Instructions for the task: Begin at the line containing "Write a Python" and stop at the line containing "W, H = 1041, 571"; copy those lines exactly, ends included, and nothing else.

Materials provided:
===

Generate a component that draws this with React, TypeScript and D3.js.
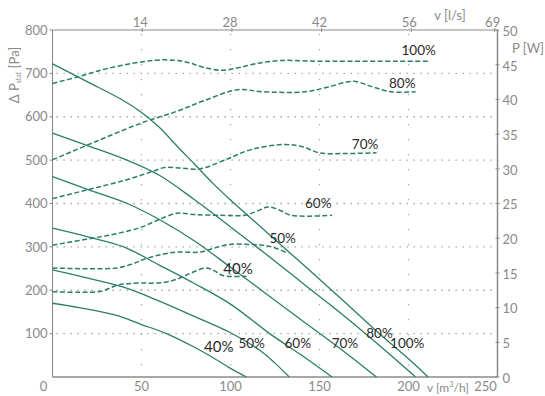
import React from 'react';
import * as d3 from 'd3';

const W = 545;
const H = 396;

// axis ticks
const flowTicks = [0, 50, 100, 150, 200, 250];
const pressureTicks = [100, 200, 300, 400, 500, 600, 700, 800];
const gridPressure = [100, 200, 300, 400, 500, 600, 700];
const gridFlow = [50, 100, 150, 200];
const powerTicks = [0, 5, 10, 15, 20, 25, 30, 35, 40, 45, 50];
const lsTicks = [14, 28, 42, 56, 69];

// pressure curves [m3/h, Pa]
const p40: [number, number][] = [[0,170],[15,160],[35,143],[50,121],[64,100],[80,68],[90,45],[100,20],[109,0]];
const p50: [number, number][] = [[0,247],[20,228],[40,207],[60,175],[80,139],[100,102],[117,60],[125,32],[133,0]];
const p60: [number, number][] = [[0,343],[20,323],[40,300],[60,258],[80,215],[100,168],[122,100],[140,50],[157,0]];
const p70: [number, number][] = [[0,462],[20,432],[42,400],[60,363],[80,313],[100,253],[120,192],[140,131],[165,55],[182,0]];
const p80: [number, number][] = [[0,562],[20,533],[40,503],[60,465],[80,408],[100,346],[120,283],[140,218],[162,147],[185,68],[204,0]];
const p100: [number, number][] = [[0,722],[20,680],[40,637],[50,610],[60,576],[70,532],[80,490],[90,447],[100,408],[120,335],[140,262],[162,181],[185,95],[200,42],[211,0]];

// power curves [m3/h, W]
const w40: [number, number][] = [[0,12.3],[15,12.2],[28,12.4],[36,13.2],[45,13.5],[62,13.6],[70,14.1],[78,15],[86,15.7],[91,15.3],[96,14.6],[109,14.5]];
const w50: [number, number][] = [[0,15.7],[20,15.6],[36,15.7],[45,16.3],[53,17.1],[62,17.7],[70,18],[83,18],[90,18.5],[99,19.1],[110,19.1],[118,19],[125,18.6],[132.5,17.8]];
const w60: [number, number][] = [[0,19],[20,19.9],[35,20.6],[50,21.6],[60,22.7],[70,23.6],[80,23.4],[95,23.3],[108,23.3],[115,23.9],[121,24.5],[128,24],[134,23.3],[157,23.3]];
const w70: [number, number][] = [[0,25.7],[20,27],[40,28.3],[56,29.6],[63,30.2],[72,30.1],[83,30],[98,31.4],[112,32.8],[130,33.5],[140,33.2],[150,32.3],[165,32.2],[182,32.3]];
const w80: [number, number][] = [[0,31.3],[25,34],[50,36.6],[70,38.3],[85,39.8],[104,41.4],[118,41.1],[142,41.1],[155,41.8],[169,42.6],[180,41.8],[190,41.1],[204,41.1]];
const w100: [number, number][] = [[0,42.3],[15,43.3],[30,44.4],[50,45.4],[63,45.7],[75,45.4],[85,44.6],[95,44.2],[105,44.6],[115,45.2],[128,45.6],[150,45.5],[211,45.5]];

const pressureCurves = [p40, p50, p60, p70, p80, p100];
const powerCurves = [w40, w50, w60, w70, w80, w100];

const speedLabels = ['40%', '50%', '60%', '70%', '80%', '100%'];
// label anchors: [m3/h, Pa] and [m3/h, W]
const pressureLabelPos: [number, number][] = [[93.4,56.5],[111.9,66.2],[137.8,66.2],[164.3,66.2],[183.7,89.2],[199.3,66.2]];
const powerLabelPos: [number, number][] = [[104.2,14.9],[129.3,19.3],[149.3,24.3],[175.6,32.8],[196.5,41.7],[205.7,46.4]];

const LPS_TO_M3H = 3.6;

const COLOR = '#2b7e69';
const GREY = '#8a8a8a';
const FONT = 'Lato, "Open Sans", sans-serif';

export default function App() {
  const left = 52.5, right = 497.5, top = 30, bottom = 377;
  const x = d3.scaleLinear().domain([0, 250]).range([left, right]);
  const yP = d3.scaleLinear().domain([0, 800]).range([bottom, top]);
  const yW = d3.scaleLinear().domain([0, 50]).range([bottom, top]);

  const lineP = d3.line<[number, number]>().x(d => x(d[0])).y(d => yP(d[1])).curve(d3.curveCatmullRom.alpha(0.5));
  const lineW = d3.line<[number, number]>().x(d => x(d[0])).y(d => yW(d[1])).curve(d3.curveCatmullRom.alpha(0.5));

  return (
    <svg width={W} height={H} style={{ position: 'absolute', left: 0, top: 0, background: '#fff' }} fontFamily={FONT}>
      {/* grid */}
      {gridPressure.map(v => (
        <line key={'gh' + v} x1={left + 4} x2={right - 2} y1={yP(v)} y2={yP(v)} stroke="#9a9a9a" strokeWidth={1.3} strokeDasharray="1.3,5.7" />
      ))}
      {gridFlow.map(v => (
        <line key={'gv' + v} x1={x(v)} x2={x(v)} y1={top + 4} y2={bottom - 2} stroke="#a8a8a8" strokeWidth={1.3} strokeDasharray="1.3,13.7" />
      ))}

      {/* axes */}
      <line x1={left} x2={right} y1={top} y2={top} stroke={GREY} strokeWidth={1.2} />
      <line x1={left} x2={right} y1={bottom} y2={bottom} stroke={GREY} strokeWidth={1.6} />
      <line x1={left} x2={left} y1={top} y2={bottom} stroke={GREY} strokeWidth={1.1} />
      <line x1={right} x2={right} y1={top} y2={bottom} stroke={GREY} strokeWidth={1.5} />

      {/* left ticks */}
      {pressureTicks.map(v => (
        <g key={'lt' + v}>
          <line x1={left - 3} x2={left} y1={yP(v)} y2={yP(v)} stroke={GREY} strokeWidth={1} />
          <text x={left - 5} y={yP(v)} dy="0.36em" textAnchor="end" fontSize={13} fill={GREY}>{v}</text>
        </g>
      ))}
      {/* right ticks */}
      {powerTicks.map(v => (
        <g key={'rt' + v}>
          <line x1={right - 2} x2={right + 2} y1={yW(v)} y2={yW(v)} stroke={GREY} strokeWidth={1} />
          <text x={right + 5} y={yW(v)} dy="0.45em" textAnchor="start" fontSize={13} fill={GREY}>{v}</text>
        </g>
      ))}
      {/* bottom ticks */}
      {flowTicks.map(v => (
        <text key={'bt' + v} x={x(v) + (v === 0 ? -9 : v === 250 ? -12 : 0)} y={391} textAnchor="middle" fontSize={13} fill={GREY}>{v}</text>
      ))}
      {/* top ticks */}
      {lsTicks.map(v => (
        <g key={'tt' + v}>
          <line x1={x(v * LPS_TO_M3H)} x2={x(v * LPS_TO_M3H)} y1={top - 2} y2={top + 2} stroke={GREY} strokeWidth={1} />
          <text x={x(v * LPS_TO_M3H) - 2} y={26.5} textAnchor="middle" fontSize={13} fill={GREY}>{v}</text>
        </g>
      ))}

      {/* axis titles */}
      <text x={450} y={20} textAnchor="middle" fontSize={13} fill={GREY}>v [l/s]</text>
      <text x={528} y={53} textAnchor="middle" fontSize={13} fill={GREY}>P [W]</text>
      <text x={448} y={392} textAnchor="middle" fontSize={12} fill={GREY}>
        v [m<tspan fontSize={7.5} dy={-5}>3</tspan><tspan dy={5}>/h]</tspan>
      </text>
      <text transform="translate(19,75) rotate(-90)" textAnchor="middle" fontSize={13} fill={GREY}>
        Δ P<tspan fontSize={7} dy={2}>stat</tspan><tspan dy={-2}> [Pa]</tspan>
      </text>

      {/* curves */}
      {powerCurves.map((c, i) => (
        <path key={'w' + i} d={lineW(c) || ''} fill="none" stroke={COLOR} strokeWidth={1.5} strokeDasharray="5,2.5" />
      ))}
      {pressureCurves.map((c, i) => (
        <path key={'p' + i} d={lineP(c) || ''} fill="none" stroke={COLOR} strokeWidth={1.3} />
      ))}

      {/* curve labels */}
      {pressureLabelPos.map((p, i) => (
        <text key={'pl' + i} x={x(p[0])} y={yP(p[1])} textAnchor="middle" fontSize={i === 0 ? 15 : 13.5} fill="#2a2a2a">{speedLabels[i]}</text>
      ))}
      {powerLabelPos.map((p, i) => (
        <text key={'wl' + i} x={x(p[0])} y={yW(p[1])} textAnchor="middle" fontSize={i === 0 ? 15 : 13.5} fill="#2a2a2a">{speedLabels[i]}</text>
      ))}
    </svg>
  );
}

===

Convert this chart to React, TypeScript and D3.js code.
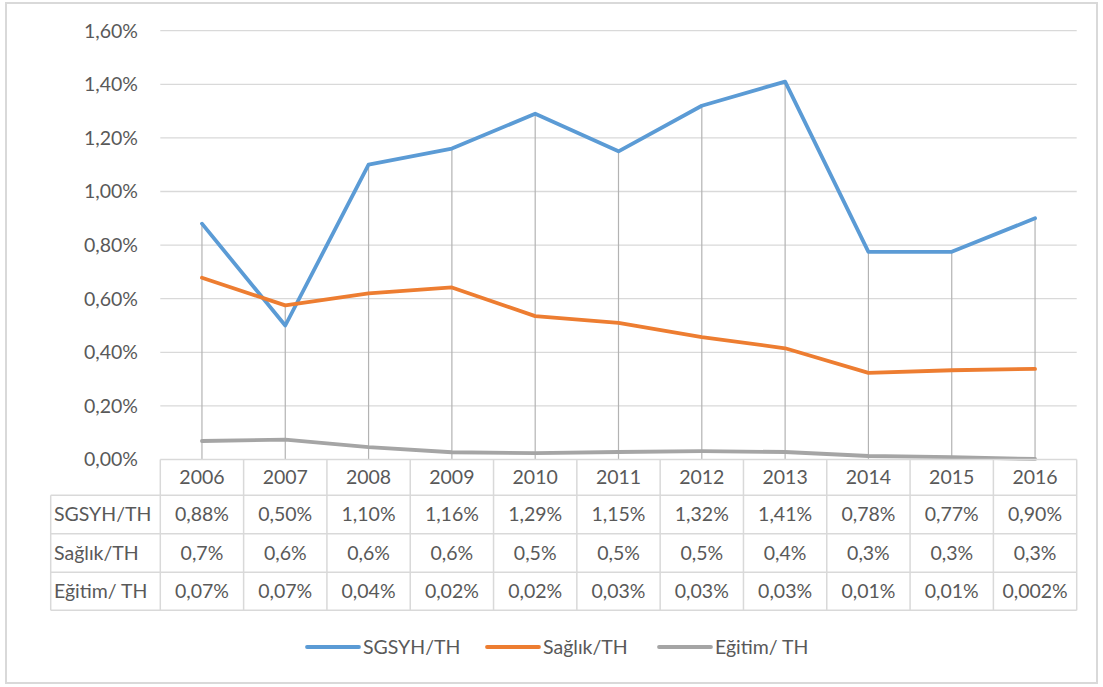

===

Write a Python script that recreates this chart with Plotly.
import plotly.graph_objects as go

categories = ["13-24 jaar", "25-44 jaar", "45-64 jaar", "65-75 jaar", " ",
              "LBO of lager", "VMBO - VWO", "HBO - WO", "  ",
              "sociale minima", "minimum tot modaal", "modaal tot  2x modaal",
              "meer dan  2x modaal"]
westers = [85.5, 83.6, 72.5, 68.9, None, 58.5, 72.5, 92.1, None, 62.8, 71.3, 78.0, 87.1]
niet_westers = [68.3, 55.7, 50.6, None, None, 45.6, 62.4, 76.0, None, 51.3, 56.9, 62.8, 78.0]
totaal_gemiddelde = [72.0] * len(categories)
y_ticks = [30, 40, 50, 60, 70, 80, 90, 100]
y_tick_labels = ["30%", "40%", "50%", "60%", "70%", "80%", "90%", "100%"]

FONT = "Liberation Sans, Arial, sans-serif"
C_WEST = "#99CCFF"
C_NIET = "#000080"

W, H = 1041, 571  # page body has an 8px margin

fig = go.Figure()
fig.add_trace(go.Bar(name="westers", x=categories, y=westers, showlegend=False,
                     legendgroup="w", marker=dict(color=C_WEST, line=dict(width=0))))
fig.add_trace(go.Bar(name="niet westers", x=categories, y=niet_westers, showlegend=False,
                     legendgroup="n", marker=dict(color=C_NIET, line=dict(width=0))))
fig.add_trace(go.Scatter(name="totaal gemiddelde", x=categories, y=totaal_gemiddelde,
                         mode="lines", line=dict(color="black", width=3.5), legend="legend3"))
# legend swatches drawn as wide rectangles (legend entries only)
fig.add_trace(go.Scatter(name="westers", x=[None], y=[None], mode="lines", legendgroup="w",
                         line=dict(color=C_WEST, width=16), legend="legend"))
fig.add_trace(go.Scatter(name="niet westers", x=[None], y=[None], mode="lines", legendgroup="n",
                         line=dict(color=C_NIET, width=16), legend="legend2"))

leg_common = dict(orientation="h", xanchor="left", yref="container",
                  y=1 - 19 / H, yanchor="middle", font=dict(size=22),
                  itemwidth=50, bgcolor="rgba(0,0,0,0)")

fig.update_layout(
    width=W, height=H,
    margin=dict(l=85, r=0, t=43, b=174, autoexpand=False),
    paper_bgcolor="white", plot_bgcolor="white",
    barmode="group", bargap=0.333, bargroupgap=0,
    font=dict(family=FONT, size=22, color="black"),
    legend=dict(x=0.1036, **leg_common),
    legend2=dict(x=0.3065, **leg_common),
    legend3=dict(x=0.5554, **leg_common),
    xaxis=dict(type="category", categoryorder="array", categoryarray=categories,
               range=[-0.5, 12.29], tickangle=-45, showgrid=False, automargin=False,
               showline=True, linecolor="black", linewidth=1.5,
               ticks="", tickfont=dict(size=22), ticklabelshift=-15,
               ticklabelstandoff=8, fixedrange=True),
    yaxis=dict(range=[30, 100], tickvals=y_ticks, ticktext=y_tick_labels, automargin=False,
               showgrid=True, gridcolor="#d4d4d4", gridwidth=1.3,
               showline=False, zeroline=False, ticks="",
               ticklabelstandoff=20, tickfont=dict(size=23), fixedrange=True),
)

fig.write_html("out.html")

===

Exercise answer:
Write a Python script that recreates this chart with Plotly.
import plotly.graph_objects as go

categories = ["13-24 jaar", "25-44 jaar", "45-64 jaar", "65-75 jaar", " ",
              "LBO of lager", "VMBO - VWO", "HBO - WO", "  ",
              "sociale minima", "minimum tot modaal", "modaal tot  2x modaal",
              "meer dan  2x modaal"]
westers = [85.5, 83.6, 72.5, 68.9, None, 58.5, 72.5, 92.1, None, 62.8, 71.3, 78.0, 87.1]
niet_westers = [68.3, 55.7, 50.6, None, None, 45.6, 62.4, 76.0, None, 51.3, 56.9, 62.8, 78.0]
totaal_gemiddelde = [72.0] * len(categories)
y_ticks = [30, 40, 50, 60, 70, 80, 90, 100]
y_tick_labels = ["30%", "40%", "50%", "60%", "70%", "80%", "90%", "100%"]

FONT = "Liberation Sans, Arial, sans-serif"
C_WEST = "#99CCFF"
C_NIET = "#000080"

W, H = 1041, 571  # page body has an 8px margin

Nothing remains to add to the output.